Überarbeitete Verordnung soll Zusammenarbeit mit Dritten vereinfachen
Auf einem zweiten Weg arbeiten die EU-Staaten daran, Libyen im Mittelmeer ganz legal stärker in den Grenzschutz einzubeziehen. Derzeit beraten die Mitgliedstaaten eine Neufassung der Frontex-Verordnung. Die bisherige rechtliche Grundlage für das EUROSUR-System, eine Verordnung aus 2013, soll nun in eine Neufassung der Frontex-Verordnung integriert werden. Geändert werden soll dabei vor allem die Zusammenarbeit mit Drittstaaten – auch sie sollen vertrauliche Sicherheitsinformationen aus den EU-Systemen erhalten. Als Art. 76 soll ein Artikel mit dem Titel "Informationsaustausch mit Drittstaaten im Rahmen von EUROSUR" eingefügt werden. Die Neufassung der Verordnung steht auf der Tagesordnung der EU-Innenminister am Donnerstag in Brüssel. In den Nationalstaaten war der Vorschlag schon zur Beratung, nun geht er in Brüssel auf die Zielgerade.
Das Entwurfsdokument betont ausdrücklich die Zusammenarbeit mit Drittstaaten. Dort heißt es: "Die Zusammenarbeit mit Drittstaaten ist ein weiteres wichtiges Element des integrierten europäischen Grenzmanagements". Und: "Zudem wird der Informationsaustausch mit Drittstaaten im Rahmen von EUROSUR über die nationalen Koordinierungszentren verbessert".
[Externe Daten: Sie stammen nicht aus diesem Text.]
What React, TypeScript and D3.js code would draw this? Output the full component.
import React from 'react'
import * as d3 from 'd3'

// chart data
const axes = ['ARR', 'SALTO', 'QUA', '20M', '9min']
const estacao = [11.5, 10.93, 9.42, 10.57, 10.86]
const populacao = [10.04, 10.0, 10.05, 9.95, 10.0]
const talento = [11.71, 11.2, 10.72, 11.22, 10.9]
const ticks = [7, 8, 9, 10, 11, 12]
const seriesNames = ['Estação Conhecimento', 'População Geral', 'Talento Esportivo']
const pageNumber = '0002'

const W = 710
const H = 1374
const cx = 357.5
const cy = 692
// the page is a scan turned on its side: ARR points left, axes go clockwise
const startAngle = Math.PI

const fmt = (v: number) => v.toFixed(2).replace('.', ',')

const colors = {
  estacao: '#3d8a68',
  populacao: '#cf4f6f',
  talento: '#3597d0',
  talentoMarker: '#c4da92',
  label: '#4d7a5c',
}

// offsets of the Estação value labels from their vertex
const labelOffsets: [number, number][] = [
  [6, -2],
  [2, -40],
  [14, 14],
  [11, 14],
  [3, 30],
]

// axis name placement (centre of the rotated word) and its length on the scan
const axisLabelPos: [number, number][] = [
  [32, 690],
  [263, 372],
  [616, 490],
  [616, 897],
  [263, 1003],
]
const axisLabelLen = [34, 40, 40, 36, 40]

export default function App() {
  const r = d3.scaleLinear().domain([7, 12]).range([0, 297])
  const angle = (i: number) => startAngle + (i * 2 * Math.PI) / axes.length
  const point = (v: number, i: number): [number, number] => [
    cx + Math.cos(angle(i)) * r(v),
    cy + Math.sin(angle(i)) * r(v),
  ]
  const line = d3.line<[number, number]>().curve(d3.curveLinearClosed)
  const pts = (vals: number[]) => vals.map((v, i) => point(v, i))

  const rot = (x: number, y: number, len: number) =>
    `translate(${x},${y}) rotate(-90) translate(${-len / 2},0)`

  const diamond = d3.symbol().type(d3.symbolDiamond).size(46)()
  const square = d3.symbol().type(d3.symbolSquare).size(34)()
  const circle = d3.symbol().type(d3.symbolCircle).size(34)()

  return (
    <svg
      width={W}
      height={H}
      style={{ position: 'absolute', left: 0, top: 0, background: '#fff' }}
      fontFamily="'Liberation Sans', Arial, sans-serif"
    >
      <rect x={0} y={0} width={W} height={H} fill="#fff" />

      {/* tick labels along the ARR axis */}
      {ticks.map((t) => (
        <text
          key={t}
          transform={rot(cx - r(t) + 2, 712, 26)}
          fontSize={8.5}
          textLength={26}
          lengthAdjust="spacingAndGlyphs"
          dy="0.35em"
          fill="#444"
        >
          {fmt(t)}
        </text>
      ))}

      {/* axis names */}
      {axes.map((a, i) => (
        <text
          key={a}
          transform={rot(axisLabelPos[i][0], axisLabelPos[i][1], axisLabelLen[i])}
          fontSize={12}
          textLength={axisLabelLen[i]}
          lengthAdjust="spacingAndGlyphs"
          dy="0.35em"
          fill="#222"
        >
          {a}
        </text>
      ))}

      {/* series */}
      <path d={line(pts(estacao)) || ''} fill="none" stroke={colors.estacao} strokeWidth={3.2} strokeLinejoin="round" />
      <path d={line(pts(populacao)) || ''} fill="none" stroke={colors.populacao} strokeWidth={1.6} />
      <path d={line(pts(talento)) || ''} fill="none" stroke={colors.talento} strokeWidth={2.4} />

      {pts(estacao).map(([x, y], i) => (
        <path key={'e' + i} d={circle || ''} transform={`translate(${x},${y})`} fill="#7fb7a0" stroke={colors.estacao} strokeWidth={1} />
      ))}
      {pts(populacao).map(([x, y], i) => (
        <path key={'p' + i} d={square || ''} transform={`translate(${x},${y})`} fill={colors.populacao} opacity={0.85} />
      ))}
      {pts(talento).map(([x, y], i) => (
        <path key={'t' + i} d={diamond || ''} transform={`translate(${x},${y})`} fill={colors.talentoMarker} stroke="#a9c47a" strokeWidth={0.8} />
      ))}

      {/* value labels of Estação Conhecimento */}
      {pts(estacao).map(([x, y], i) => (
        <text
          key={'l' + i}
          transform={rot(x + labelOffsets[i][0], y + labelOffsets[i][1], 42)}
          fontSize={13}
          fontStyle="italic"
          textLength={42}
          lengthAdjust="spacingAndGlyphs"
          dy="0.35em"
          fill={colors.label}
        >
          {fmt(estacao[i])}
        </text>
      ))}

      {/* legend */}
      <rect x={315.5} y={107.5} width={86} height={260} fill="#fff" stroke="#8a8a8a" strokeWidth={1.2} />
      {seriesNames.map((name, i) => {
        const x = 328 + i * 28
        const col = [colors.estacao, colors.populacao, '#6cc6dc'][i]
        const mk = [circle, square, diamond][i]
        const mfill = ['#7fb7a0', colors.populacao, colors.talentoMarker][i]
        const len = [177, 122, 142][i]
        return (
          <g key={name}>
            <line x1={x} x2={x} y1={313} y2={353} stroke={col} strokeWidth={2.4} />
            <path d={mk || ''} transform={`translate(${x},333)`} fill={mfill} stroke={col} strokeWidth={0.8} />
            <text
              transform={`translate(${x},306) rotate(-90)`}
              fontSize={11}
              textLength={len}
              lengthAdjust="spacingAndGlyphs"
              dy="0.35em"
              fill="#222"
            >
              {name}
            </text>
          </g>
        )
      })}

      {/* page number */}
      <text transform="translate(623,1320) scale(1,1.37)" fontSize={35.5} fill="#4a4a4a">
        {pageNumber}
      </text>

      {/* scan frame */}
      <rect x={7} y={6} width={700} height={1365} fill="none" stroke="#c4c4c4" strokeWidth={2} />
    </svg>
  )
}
Damit wird offenbar ausdrücklich Begehrlichkeiten der Grenzpolizei Frontex nachgegeben – und sie sind sehr deutlich vor allem auf Libyen gerichtet. In einem aktuellen Jahresbericht zur Seeaußengrenzenverordnung fordert Frontex ausdrücklich, die Koordinaten von Flüchtlingsbooten in Zukunft auch an die libysche Küstenwache übermitteln zu dürfen. So heißt es beispielsweise in dem Bericht, dass die laufende Reform der EUROSUR-Verordnung eine gute Gelegenheit für eine Rechtsänderung biete.
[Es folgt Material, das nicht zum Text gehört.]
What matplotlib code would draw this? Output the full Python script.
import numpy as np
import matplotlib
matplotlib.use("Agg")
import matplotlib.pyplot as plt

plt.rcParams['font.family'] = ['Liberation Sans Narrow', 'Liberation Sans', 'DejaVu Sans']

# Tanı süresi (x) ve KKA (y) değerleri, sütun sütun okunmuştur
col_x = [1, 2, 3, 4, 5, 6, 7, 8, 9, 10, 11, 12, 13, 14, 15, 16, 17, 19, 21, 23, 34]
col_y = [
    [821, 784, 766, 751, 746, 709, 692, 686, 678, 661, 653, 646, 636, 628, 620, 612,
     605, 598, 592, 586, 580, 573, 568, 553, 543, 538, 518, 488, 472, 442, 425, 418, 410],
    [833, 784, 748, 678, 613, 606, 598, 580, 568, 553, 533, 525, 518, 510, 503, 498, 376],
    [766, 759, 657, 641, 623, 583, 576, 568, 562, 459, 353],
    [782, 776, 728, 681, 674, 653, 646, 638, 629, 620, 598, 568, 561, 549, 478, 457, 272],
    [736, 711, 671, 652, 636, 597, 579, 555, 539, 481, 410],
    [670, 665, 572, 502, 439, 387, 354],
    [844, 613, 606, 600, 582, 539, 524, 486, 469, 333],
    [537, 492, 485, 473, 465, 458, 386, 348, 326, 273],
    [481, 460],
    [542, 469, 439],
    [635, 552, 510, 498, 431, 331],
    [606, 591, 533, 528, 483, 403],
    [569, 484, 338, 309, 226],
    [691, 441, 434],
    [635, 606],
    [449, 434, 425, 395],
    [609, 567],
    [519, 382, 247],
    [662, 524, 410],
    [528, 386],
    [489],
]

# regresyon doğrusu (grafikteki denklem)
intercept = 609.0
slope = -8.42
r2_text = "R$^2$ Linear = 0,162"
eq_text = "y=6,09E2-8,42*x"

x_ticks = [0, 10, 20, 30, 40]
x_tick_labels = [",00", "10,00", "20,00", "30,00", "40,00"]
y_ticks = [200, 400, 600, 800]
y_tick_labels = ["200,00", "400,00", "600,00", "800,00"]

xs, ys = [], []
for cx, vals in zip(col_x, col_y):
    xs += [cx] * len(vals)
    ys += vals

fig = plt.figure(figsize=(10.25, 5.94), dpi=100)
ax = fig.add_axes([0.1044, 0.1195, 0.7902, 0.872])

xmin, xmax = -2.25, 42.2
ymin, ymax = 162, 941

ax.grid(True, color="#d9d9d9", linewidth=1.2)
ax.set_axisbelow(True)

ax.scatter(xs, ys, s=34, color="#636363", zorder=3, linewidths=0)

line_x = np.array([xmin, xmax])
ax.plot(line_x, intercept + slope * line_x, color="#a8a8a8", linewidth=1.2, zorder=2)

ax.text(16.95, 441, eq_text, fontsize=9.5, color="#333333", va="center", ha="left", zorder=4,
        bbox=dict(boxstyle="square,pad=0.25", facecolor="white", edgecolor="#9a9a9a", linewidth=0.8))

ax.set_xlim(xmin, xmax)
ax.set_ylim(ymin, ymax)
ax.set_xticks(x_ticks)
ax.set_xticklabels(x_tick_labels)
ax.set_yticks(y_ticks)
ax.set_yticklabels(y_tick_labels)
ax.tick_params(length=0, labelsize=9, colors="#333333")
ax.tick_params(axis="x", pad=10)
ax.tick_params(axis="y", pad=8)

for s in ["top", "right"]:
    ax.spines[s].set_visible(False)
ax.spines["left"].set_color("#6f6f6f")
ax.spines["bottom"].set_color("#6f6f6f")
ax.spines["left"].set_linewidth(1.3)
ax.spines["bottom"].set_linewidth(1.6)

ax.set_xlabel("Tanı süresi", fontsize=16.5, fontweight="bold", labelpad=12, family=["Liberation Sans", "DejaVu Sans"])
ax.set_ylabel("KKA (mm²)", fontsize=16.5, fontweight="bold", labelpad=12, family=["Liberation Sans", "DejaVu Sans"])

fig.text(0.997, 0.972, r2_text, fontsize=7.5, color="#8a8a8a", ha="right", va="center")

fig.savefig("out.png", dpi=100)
Der Anschluss Libyens scheint aber nur der erste Schritt zu sein. Die EU-Kommission plant, auch Tunesien, Algerien und Ägypten an das "Seepferdchen Mittelmeer" anzuschließen. Und Hunko befürchtet, dass die Staaten so "zu Türstehern der Europäischen Union aufgerüstet" werden.